Oil prices declined last Friday after Saudi Arabia, the largest producer in the Organization of Petroleum Exporting Countries (OPEC), said it is withdrawing from the cartel’s upcoming meeting.
However, that is not preventing some oil market observers from speculating that OPEC will be able to reach an accord to pare production, potentially boosting prices along the way.
Crude oil remained depressed in recent sessions on skepticism over OPEC’s commitment to freeze production as the energy market suffers from a global supply glut. The United States Oil Fund (NYSEArca: USO), which tracks West Texas Intermediate crude oil futures, rose 2% last week.
Anticipating OPEC will announce and implement a production cut, Goldman Sachs raised its forecast for oil prices in the first half of 2017. A Bank of America Merrill Lynch research note also anticipates a supply cut is highly likely.

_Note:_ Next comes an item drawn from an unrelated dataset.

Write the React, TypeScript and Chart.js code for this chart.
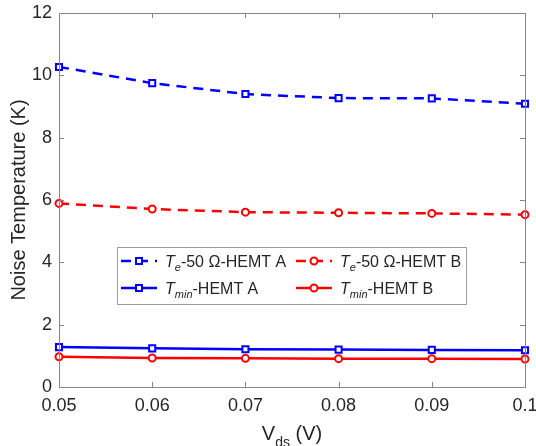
import React, { useEffect, useRef } from "react";
import { Chart, registerables } from "chart.js";

Chart.register(...registerables);

// ---- data ----
const vds = [0.05, 0.06, 0.07, 0.08, 0.09, 0.1];
const teHemtA = [10.27, 9.75, 9.4, 9.27, 9.26, 9.09];
const teHemtB = [5.89, 5.71, 5.61, 5.59, 5.57, 5.53];
const tminHemtA = [1.28, 1.24, 1.21, 1.2, 1.19, 1.18];
const tminHemtB = [0.97, 0.93, 0.92, 0.91, 0.91, 0.9];
const xTickLabels = ["0.05", "0.06", "0.07", "0.08", "0.09", "0.1"];
const yTickValues = [0, 2, 4, 6, 8, 10, 12];

const legendMain = ["T", "T", "T", "T"];
const legendSub = ["e", "e", "min", "min"];
const legendRest = ["-50 \u03A9-HEMT A", "-50 \u03A9-HEMT B", "-HEMT A", "-HEMT B"];

const FONT = '"Liberation Sans", Arial, Helvetica, sans-serif';
const AXIS = "#868686";
const TEXT = "#262626";
const BLUE = "#0000ff";
const RED = "#ff0000";

const series = [
  { values: teHemtA, color: BLUE, dash: [10, 7], style: "rect" },
  { values: teHemtB, color: RED, dash: [10, 7], style: "circle" },
  { values: tminHemtA, color: BLUE, dash: [] as number[], style: "rect" },
  { values: tminHemtB, color: RED, dash: [] as number[], style: "circle" },
];

function drawMarker(ctx: CanvasRenderingContext2D, style: string, color: string, x: number, y: number) {
  ctx.save();
  ctx.setLineDash([]);
  ctx.strokeStyle = color;
  ctx.fillStyle = "#ffffff";
  ctx.lineWidth = 2;
  ctx.beginPath();
  if (style === "rect") {
    ctx.rect(x - 3, y - 3, 6, 6);
  } else {
    ctx.arc(x, y, 3.5, 0, Math.PI * 2);
  }
  ctx.fill();
  ctx.stroke();
  ctx.restore();
}

const framePlugin = {
  id: "frame",
  afterDatasetsDraw(chart: any) {
    const { ctx, chartArea: a, scales } = chart;
    ctx.save();
    ctx.strokeStyle = AXIS;
    ctx.lineWidth = 1;
    ctx.setLineDash([]);
    ctx.strokeRect(Math.round(a.left) + 0.5, Math.round(a.top) + 0.5, Math.round(a.right - a.left), Math.round(a.bottom - a.top));
    const tl = 5;
    ctx.beginPath();
    for (const t of scales.y.ticks) {
      const y = Math.round(scales.y.getPixelForValue(t.value)) + 0.5;
      ctx.moveTo(a.left, y);
      ctx.lineTo(a.left + tl, y);
      ctx.moveTo(a.right, y);
      ctx.lineTo(a.right - tl, y);
    }
    for (const t of scales.x.ticks) {
      const x = Math.round(scales.x.getPixelForValue(t.value)) + 0.5;
      ctx.moveTo(x, a.bottom);
      ctx.lineTo(x, a.bottom - tl);
      ctx.moveTo(x, a.top);
      ctx.lineTo(x, a.top + tl);
    }
    ctx.stroke();

    // Y title
    ctx.fillStyle = TEXT;
    ctx.save();
    ctx.translate(19, (a.top + a.bottom) / 2);
    ctx.rotate(-Math.PI / 2);
    ctx.font = `20px ${FONT}`;
    ctx.textAlign = "center";
    ctx.textBaseline = "middle";
    ctx.fillText("Noise Temperature (K)", 0, 0);
    ctx.restore();

    // X title: V_ds (V)
    ctx.textBaseline = "alphabetic";
    ctx.textAlign = "left";
    const big = `20px ${FONT}`;
    const small = `14px ${FONT}`;
    ctx.font = big;
    const wV = ctx.measureText("V").width;
    const wR = ctx.measureText(" (V)").width;
    ctx.font = small;
    const wS = ctx.measureText("ds").width;
    const total = wV + wS + wR;
    let x0 = (a.left + a.right) / 2 - total / 2;
    const base = 440;
    ctx.font = big;
    ctx.fillText("V", x0, base);
    x0 += wV;
    ctx.font = small;
    ctx.fillText("ds", x0, base + 7);
    x0 += wS;
    ctx.font = big;
    ctx.fillText(" (V)", x0, base);

    // Legend
    const bx = 117, by = 247, bw = 349, bh = 57;
    ctx.fillStyle = "#ffffff";
    ctx.fillRect(bx, by, bw, bh);
    ctx.strokeStyle = "#9a9a9a";
    ctx.lineWidth = 1;
    ctx.strokeRect(bx + 0.5, by + 0.5, bw, bh);
    const cols = [
      { x1: 121, x2: 157, tx: 165 },
      { x1: 296, x2: 332, tx: 340 },
    ];
    const rows = [261, 288];
    series.forEach((s, i) => {
      const c = cols[i % 2];
      const y = rows[Math.floor(i / 2)];
      ctx.save();
      ctx.strokeStyle = s.color;
      ctx.lineWidth = 2.5;
      ctx.setLineDash(s.dash);
      ctx.beginPath();
      ctx.moveTo(c.x1, y);
      ctx.lineTo(c.x2, y);
      ctx.stroke();
      ctx.restore();
      drawMarker(ctx, s.style, s.color, (c.x1 + c.x2) / 2, y);
      ctx.fillStyle = TEXT;
      ctx.textBaseline = "alphabetic";
      ctx.textAlign = "left";
      let tx = c.tx;
      const bl = y + 6;
      ctx.font = `italic 16px ${FONT}`;
      ctx.fillText(legendMain[i], tx, bl);
      tx += ctx.measureText(legendMain[i]).width;
      ctx.font = `italic 11px ${FONT}`;
      ctx.fillText(legendSub[i], tx, bl + 4);
      tx += ctx.measureText(legendSub[i]).width;
      ctx.font = `16px ${FONT}`;
      ctx.fillText(legendRest[i], tx, bl);
    });
    ctx.restore();
  },
};

export default function App() {
  const ref = useRef<HTMLCanvasElement | null>(null);
  useEffect(() => {
    if (!ref.current) return;
    const chart = new Chart(ref.current, {
      type: "line",
      data: {
        datasets: series.map((s, i) => ({
          label: legendMain[i] + legendSub[i] + legendRest[i],
          data: vds.map((x, k) => ({ x, y: s.values[k] })),
          borderColor: s.color,
          backgroundColor: "#ffffff",
          borderWidth: 2.5,
          borderDash: s.dash,
          pointStyle: s.style as any,
          pointRadius: s.style === "rect" ? 4.3 : 3.5,
          pointBorderWidth: 2,
          pointBorderColor: s.color,
          pointBackgroundColor: "#ffffff",
          tension: 0,
          clip: false as any,
        })),
      },
      options: {
        animation: false,
        responsive: false,
        maintainAspectRatio: false,
        layout: { padding: { top: 13, right: 11, left: 0, bottom: 0 } },
        plugins: { legend: { display: false }, tooltip: { enabled: false } },
        scales: {
          x: {
            type: "linear",
            min: 0.05,
            max: 0.1,
            grid: { display: false, drawTicks: false },
            border: { display: false },
            ticks: {
              stepSize: 0.01,
              padding: 8,
              color: TEXT,
              font: { family: FONT, size: 18 },
              maxRotation: 0,
              autoSkip: false,
              callback: (v: any) => xTickLabels[Math.round((Number(v) - 0.05) / 0.01)] ?? "",
            },
            afterFit: (s: any) => {
              s.height = 59;
              s.paddingLeft = 0;
              s.paddingRight = 0;
            },
          },
          y: {
            type: "linear",
            min: 0,
            max: 12,
            grid: { display: false, drawTicks: false },
            border: { display: false },
            ticks: {
              stepSize: 2,
              padding: 7,
              color: TEXT,
              font: { family: FONT, size: 18 },
              callback: (v: any) => (yTickValues.includes(Number(v)) ? String(v) : ""),
            },
            afterFit: (s: any) => {
              s.width = 59;
              s.paddingTop = 0;
              s.paddingBottom = 0;
            },
          },
        },
      },
      plugins: [framePlugin],
    });
    return () => chart.destroy();
  }, []);
  return (
    <div style={{ position: "fixed", left: 0, top: 0, width: 536, height: 446, background: "#ffffff" }}>
      <canvas ref={ref} width={536} height={446} />
    </div>
  );
}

OPEC plans to diminish output to a range of 32.5 to 33.0 million barrels per day from its current estimated output of 33.24 million barrels per day. While Saudi Arabia, OPEC’s biggest producer, has agreed to reduce output, Iran, Libya and Nigeria might not follow suit.
Obviously, production is a key element in the decision-making process regarding energy investments. Currently, oil investors face conflicting reports regarding output. For example, Venezuela’s crude output is plunging to multi-year lows while Algeria is looking to boost production.